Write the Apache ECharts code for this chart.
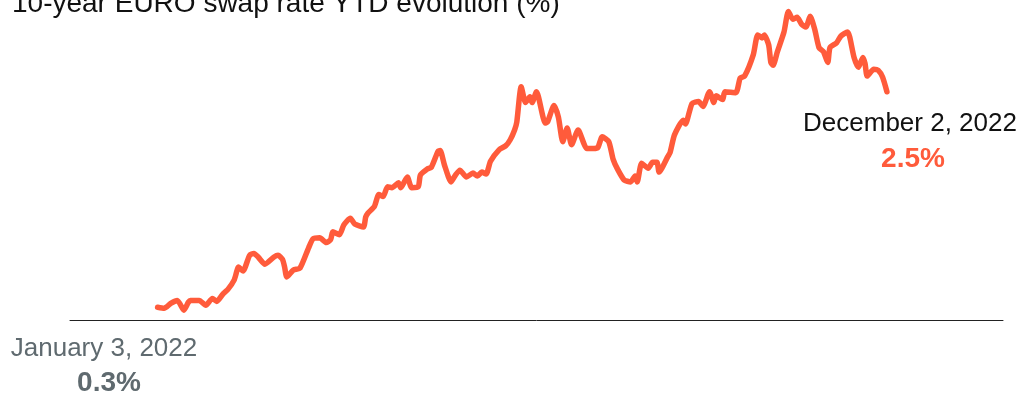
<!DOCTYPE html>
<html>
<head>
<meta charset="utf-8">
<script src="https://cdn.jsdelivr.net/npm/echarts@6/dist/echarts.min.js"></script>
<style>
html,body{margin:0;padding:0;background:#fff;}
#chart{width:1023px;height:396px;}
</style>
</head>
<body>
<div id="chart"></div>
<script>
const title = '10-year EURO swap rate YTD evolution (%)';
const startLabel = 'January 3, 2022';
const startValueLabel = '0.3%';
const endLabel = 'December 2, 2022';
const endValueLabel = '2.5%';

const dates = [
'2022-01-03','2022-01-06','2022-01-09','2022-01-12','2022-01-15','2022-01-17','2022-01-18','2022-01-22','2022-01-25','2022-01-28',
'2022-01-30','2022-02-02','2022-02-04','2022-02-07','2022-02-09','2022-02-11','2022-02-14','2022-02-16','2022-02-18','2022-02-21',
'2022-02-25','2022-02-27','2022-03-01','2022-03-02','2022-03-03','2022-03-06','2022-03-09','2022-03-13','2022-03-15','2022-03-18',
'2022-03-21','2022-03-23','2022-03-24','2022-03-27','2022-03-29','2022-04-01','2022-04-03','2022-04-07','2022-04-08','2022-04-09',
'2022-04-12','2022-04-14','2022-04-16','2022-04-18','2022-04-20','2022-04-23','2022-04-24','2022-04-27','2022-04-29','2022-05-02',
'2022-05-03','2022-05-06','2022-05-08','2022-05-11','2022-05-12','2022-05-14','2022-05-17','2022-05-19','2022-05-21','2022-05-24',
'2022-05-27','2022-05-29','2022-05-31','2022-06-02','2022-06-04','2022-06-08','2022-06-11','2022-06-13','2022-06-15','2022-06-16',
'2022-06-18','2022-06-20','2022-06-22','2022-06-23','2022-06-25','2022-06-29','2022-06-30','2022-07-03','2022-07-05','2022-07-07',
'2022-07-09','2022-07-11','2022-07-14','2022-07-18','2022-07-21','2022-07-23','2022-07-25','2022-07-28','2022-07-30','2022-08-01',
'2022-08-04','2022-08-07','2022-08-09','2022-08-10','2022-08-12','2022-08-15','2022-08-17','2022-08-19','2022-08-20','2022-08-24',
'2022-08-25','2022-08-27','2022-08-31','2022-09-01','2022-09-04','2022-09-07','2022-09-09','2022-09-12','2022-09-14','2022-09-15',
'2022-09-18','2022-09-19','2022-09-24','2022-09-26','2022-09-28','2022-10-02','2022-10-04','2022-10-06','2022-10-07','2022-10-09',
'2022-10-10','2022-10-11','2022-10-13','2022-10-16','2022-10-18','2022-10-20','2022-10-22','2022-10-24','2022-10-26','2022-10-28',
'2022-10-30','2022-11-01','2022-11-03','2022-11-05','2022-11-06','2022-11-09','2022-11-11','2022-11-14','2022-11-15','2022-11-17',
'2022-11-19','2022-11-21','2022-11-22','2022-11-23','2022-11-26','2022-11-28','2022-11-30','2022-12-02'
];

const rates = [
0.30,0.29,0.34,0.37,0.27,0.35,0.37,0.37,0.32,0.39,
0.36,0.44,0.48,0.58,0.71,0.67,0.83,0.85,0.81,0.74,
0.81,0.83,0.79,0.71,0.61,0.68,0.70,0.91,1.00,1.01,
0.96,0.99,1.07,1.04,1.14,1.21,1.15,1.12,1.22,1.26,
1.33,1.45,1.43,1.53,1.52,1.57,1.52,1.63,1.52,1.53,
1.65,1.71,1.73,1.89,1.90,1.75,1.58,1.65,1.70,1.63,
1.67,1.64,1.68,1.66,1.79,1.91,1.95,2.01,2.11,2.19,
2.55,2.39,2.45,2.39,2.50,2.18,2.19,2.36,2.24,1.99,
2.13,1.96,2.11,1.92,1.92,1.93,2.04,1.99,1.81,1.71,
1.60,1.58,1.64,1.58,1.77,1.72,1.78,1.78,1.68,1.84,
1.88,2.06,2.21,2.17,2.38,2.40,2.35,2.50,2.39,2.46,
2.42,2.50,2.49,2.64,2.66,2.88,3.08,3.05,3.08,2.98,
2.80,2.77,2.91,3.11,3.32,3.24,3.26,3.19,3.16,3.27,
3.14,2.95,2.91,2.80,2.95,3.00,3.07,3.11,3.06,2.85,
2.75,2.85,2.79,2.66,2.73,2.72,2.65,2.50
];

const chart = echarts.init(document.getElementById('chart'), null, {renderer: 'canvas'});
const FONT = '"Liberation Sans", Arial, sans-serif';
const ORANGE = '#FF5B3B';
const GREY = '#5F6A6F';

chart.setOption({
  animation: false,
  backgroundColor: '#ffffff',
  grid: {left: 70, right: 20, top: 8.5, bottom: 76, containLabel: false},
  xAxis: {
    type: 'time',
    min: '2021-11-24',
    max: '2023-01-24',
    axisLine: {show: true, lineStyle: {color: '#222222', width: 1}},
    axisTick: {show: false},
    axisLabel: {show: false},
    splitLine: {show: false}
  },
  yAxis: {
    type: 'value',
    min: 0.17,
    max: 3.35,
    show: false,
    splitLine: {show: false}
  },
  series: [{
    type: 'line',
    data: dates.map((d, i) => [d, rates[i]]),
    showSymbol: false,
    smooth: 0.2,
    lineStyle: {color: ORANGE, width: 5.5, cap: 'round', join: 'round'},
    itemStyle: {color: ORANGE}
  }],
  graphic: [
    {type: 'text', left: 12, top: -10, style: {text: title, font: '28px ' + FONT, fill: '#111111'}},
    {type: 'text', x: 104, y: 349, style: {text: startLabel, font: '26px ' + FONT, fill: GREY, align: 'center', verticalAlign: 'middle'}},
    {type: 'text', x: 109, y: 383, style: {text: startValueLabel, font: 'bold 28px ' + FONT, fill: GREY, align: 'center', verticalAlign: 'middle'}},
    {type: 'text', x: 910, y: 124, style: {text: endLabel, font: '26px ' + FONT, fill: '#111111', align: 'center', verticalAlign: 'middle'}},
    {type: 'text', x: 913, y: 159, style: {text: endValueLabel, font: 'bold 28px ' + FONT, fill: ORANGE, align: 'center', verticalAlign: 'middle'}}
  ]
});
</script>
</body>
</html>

* **What to do**
Pictures stay out. Print the data exactly, from its first line through the line containing "const endValueLabel = '2.5%';".

* **Solution for this exercise**
Write the Apache ECharts code for this chart.
<!DOCTYPE html>
<html>
<head>
<meta charset="utf-8">
<script src="https://cdn.jsdelivr.net/npm/echarts@6/dist/echarts.min.js"></script>
<style>
html,body{margin:0;padding:0;background:#fff;}
#chart{width:1023px;height:396px;}
</style>
</head>
<body>
<div id="chart"></div>
<script>
const title = '10-year EURO swap rate YTD evolution (%)';
const startLabel = 'January 3, 2022';
const startValueLabel = '0.3%';
const endLabel = 'December 2, 2022';
const endValueLabel = '2.5%';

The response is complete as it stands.